When Morrow saw the steel arriving at the construction site coated in a reddish-orange primer to protect against rust, something clicked. Everyone else saw a temporary undercoat. Morrow saw a destiny.

He was not alone in thinking about colour. The U.S. Navy wanted the bridge painted in black and yellow stripes, like a highway for bees, to ensure ships could see it in the fog. The Army Air Corps suggested red and white, the standard for air beacons. Others proposed a sensible aluminium grey that would blend with the industrial age. Morrow pushed back against all of them. In 1935, he submitted his Report on Color and Lighting to the bridge’s board of directors. The primer’s warm tone, he argued, would reveal the subtle contours of the ironwork and contrast beautifully against the sea, the fog, and the golden hills. It was “luminous,” he wrote, and “undergoes atmospheric changes with great beauty.”

The authorities thought he was ludicrous. No red-orange paint could withstand the salty weather of the Gate. Morrow found a paint that could. The authorities relented. When the bridge opened in May 1937, it wore what Morrow had quietly called International Orange. Today, painters work continuously to maintain it — never repainting end to end, just touching up section by section, in a never-ending labour against salt and fog. Same colour, nearly ninety years.

The X-1 and the pumpkin suit

A decade after the bridge opened, another piece of metal needed to be seen against the sky. On 14 October 1947, a Bell X-1 rocket plane named Glamorous Glennis was dropped from a B-29 over the Mojave Desert. Chuck Yeager became the first human to fly faster than sound. The X-1 was painted International Orange — not for style. If you’re flying an untested rocket at Mach 1, there is a chance you will not come back in one piece. Bright orange makes the difference between visible and invisible when the wreckage needs to be found.

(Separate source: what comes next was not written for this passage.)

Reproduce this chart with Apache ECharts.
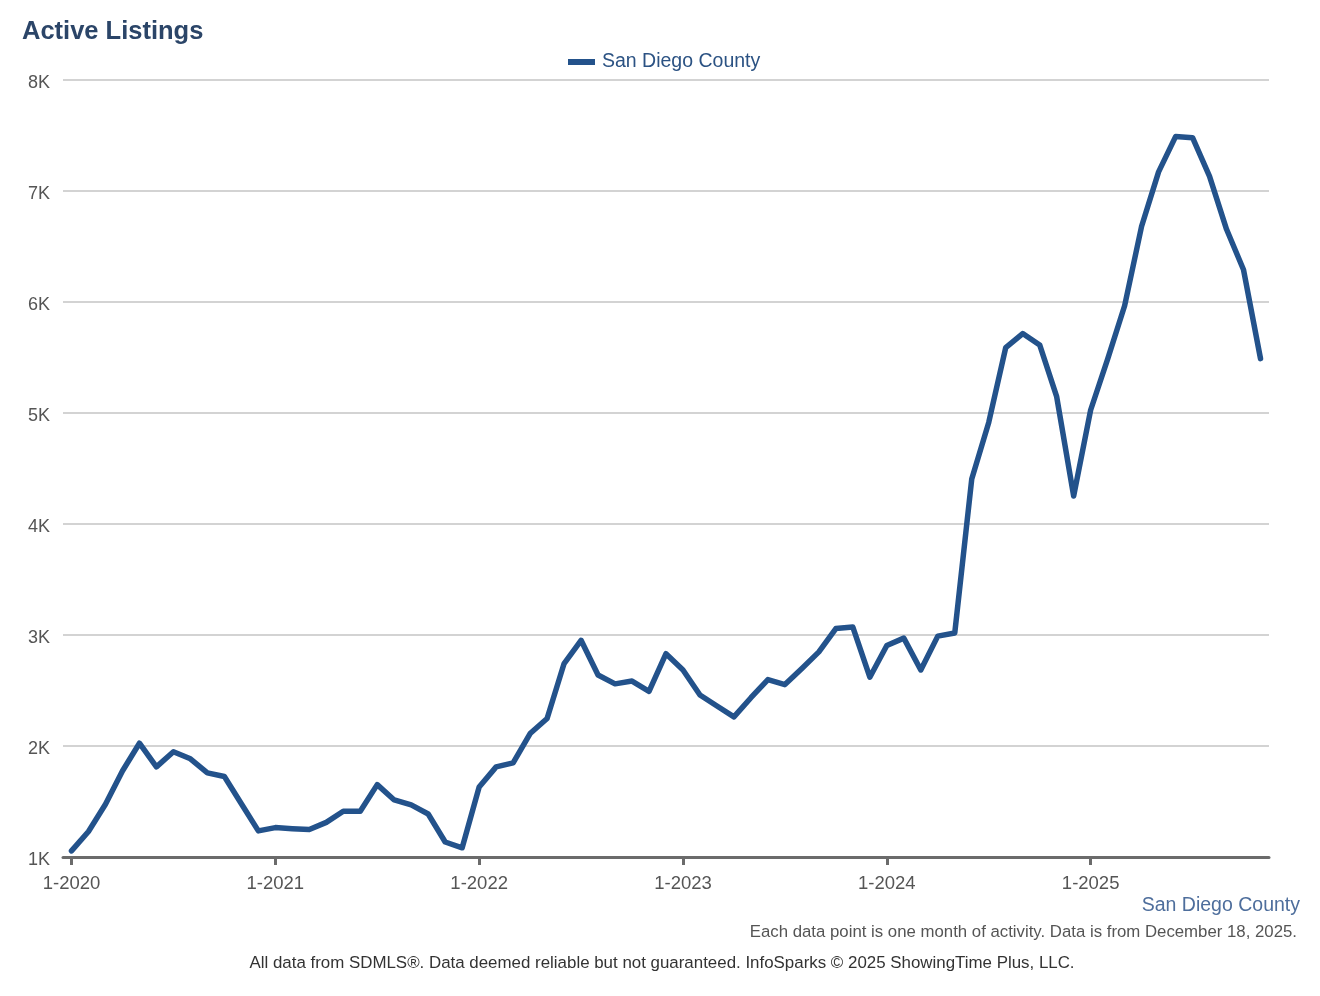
<!DOCTYPE html>
<html>
<head>
<meta charset="utf-8">
<script src="https://cdn.jsdelivr.net/npm/echarts@6/dist/echarts.min.js"></script>
<style>
html,body{margin:0;padding:0;background:#fff;}
#c{width:1320px;height:996px;}
</style>
</head>
<body>
<div id="c"></div>
<script>
const years = ['2020','2021','2022','2023','2024','2025'];
const categories = [];
years.forEach(y => { for (let m = 1; m <= 12; m++) categories.push(m + '-' + y); });
categories.length = 71; // Jan 2020 .. Nov 2025

const seriesName = 'San Diego County';
const values = [
  1055, 1230, 1475, 1775, 2025, 1812, 1948, 1885, 1758, 1725, 1480, 1235,
  1265, 1255, 1248, 1312, 1412, 1412, 1652, 1514, 1469, 1387, 1135, 1083,
  1630, 1812, 1848, 2112, 2248, 2743, 2952, 2640, 2560, 2585, 2492, 2832,
  2685, 2460, 2360, 2262, 2435, 2598, 2553, 2698, 2848, 3058, 3072, 2620,
  2905, 2972, 2685, 2990, 3018, 4405, 4915, 5588, 5716, 5613, 5147, 4252,
  5027, 5485, 5966, 6682, 7172, 7490, 7480, 7132, 6655, 6290, 5490
];
const yTicks = ['1K','2K','3K','4K','5K','6K','7K','8K'];

const FONT = '"Liberation Sans", Arial, sans-serif';
const chart = echarts.init(document.getElementById('c'), null, {renderer: 'canvas'});
chart.setOption({
  animation: false,
  textStyle: {fontFamily: FONT},
  title: [
    {text: 'Active Listings', left: 17, top: 14,
     textStyle: {fontFamily: FONT, fontSize: 25.5, fontWeight: 'bold', color: '#2b4568'}},
    {text: seriesName, right: 15, top: 891,
     textStyle: {fontFamily: FONT, fontSize: 19.5, fontWeight: 'normal', color: '#4e6e9c'}},
    {text: 'Each data point is one month of activity. Data is from December 18, 2025.', right: 18, top: 919,
     textStyle: {fontFamily: FONT, fontSize: 16.8, fontWeight: 'normal', color: '#555'}},
    {text: 'All data from SDMLS\u00AE. Data deemed reliable but not guaranteed. InfoSparks \u00A9 2025 ShowingTime Plus, LLC.',
     left: 657, textAlign: 'center', top: 950,
     textStyle: {fontFamily: FONT, fontSize: 16.9, fontWeight: 'normal', color: '#333'}}
  ],
  legend: {
    data: [seriesName], top: 47, left: 563,
    icon: 'rect', itemWidth: 27, itemHeight: 6, itemGap: 8,
    textStyle: {fontFamily: FONT, fontSize: 19.5, color: '#2b5283', padding: [0, 0, 0, 2]}
  },
  grid: {left: 63, right: 51, top: 80, bottom: 139, containLabel: false},
  xAxis: {
    type: 'category', data: categories, boundaryGap: true,
    axisLine: {lineStyle: {color: '#6b6b6b', width: 3}},
    axisTick: {show: true, alignWithLabel: true, length: 8, interval: (i) => i % 12 === 0,
               lineStyle: {color: '#6b6b6b', width: 3}},
    axisLabel: {interval: (i) => i % 12 === 0, fontSize: 18.5, color: '#555', margin: 17, fontFamily: FONT},
    splitLine: {show: false}
  },
  yAxis: {
    type: 'value', min: 1000, max: 8000, interval: 1000,
    axisLine: {show: false}, axisTick: {show: false},
    axisLabel: {margin: 13,
                formatter: (v) => '{a|' + yTicks[Math.round(v / 1000) - 1] + '}',
                rich: {a: {fontSize: 18, color: '#555', fontFamily: FONT, padding: [7, 0, 0, 0]}}},
    splitLine: {lineStyle: {color: '#c4c4c4', width: 1.5}}
  },
  series: [{
    name: seriesName, type: 'line', data: values,
    showSymbol: false, symbol: 'none',
    lineStyle: {color: '#23528b', width: 5.5, join: 'round', cap: 'round'},
    itemStyle: {color: '#23528b'}
  }]
});
</script>
</body>
</html>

NASA embraced the same logic. During the Apollo era, white suits made sense: white reflected heat and radiation. But when the Space Shuttle program began, and the risks shifted from the Moon to the launchpad, visibility in emergencies became paramount. After the Challenger disaster in 1986, NASA mandated pressure suits during launch and re-entry. The first eight suits were navy blue. They were never used on a mission. Every suit after that was International Orange — nicknamed, inevitably, the “pumpkin suit.” If something went wrong and astronauts ended up in the ocean, bright orange would contrast against dark blue water and make rescue possible.

What the framework sees

International Orange is the cleanest case study in the collection because it does not pretend to be anything other than what it is: deliberate, engineered, chosen visibility.

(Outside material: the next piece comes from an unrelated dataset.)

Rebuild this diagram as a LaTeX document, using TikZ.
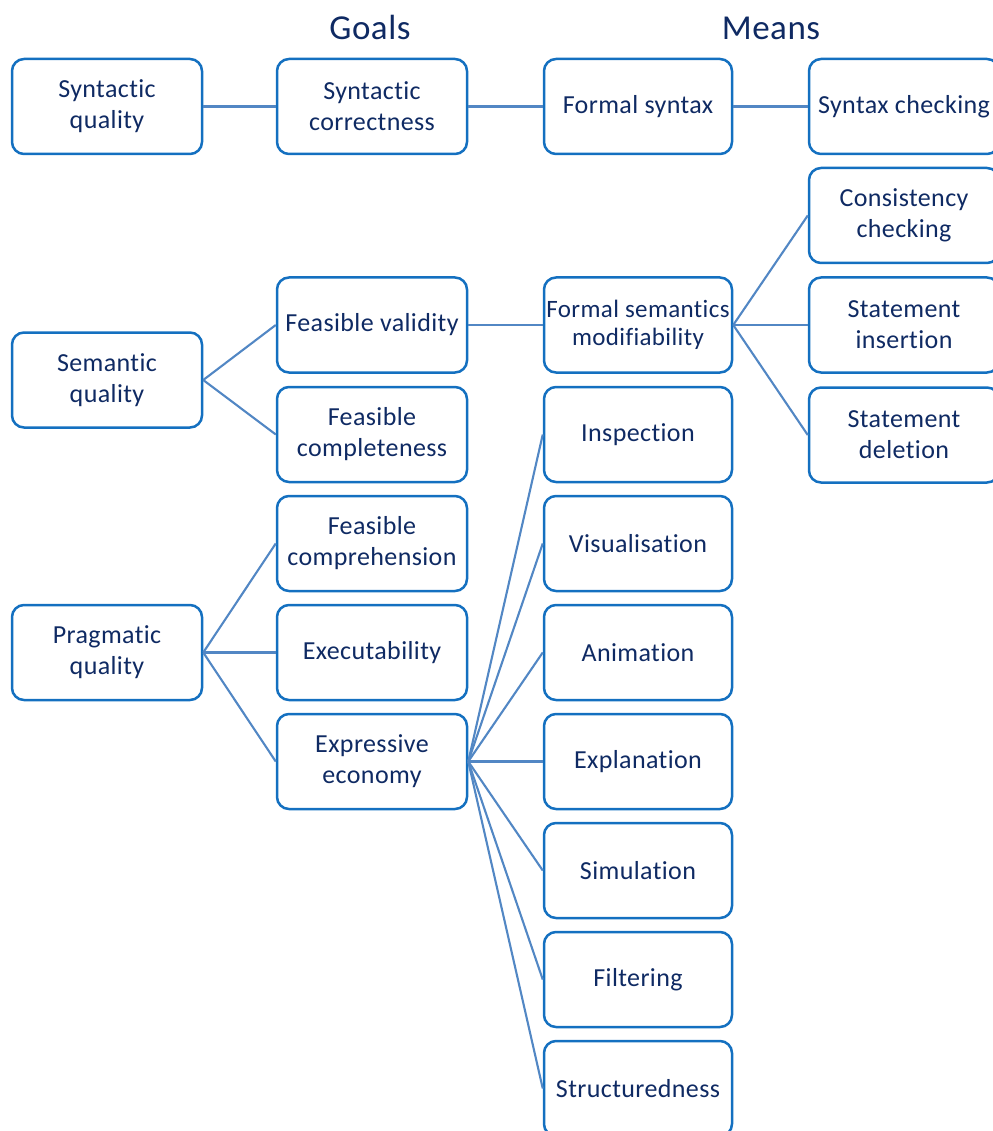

At Trigger, the colour engages Novelty & Surprise through pure contrast against the natural environment — sea, sky, water, fog. Itti and Koch’s saliency-map work would predict exactly this: high feature-contrast against a low-contrast background captures attention reliably and pre-consciously.

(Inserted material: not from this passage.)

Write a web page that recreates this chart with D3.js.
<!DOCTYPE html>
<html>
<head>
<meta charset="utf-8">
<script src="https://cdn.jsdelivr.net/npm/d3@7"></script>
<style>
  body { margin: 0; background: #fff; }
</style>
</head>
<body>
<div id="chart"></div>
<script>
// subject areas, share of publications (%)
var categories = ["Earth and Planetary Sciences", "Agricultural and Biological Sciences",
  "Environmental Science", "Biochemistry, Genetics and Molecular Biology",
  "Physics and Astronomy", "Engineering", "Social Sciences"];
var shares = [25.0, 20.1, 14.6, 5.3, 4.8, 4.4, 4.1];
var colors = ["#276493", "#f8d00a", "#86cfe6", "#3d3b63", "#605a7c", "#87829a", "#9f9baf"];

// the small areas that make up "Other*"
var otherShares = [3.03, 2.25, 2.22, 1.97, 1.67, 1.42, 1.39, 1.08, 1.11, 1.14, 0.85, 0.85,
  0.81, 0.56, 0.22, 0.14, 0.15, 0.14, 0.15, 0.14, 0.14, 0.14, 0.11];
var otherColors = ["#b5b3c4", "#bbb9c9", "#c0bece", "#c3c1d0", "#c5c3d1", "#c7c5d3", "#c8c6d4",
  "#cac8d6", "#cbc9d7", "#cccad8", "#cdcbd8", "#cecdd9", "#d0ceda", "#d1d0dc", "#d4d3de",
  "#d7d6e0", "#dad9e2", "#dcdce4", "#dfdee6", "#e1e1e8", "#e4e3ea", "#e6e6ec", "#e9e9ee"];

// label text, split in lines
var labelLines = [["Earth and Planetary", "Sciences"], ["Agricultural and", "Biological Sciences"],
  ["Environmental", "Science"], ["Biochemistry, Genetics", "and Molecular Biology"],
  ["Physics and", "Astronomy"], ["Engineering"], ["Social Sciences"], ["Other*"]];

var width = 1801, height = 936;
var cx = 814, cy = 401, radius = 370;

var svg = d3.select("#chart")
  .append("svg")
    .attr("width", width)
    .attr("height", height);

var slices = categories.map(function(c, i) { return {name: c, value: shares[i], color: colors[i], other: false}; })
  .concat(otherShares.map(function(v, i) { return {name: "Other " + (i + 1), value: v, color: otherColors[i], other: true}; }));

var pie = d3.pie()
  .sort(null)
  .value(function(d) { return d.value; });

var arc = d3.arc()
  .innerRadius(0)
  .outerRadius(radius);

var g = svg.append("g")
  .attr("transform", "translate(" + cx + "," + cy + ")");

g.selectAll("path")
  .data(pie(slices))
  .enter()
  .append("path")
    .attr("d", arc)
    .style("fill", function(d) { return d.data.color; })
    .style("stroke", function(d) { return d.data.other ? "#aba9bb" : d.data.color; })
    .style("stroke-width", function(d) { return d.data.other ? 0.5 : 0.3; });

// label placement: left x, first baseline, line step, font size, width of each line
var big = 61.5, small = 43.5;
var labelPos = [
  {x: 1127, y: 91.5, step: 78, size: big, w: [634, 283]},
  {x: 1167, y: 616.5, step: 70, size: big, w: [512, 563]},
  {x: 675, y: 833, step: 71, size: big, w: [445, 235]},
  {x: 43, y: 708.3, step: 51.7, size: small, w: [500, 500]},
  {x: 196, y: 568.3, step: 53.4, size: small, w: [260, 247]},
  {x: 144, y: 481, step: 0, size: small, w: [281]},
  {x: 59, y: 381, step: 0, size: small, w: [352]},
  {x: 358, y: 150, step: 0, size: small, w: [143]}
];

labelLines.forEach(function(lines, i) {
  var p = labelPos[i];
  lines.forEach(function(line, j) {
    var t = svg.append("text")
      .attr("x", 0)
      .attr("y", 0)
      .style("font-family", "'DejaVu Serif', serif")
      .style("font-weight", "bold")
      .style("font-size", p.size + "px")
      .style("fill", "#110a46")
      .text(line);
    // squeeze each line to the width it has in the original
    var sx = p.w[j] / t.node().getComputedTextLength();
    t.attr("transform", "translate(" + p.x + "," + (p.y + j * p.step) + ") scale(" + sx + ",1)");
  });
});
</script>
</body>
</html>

At Tune, the colour earns extended attention through Emotional Salience. Orange this saturated, this insistent, registers as significant. The bridge feels iconic. The pumpkin suit feels heroic. The colour itself does not explain why; the brain supplies the meaning.

At Transfix, the colour becomes inseparable from what it identifies. The Golden Gate is unimaginable without it. Yeager’s X-1, on display in the Smithsonian, is unimaginable without it. NASA’s astronauts in their pumpkin suits are part of the visual memory of space travel as much as the launches themselves. The colour outlives the moment of attention and becomes a permanent part of the meaning.

Standing out isn’t a happy accident. It is a deliberate act. You don’t wait for the fog to lift. You paint yourself in a way the world can’t miss.

Why the site you are reading uses this colour

This case study is self-referential. The single accent colour on this site — the kicker text, the chip backgrounds, the wordmark mark, the link underlines, the selection highlight — is International Orange. The choice is not decorative.

A site about Attention Theory that ignored the colour’s entire history would be, in a precise sense, contradicting itself. The colour was engineered for the same problem the framework was: how to be noticed against a background that is otherwise indifferent to you. The bridge stayed. The framework intends to.

What it teaches

Most of the world still behaves as though attention will come by merit alone. Build a good product, run a decent campaign, hope for the best. The aerospace industry could not afford that delusion. Hope is not a strategy when you are tumbling into the ocean. They knew that being seen was a matter of life and death. So they designed for it. They painted it on.

That is why International Orange endures. Not because it is pretty. Not because it is fashionable. But because it stands out, every single time, against the only background that ever matters — everything else.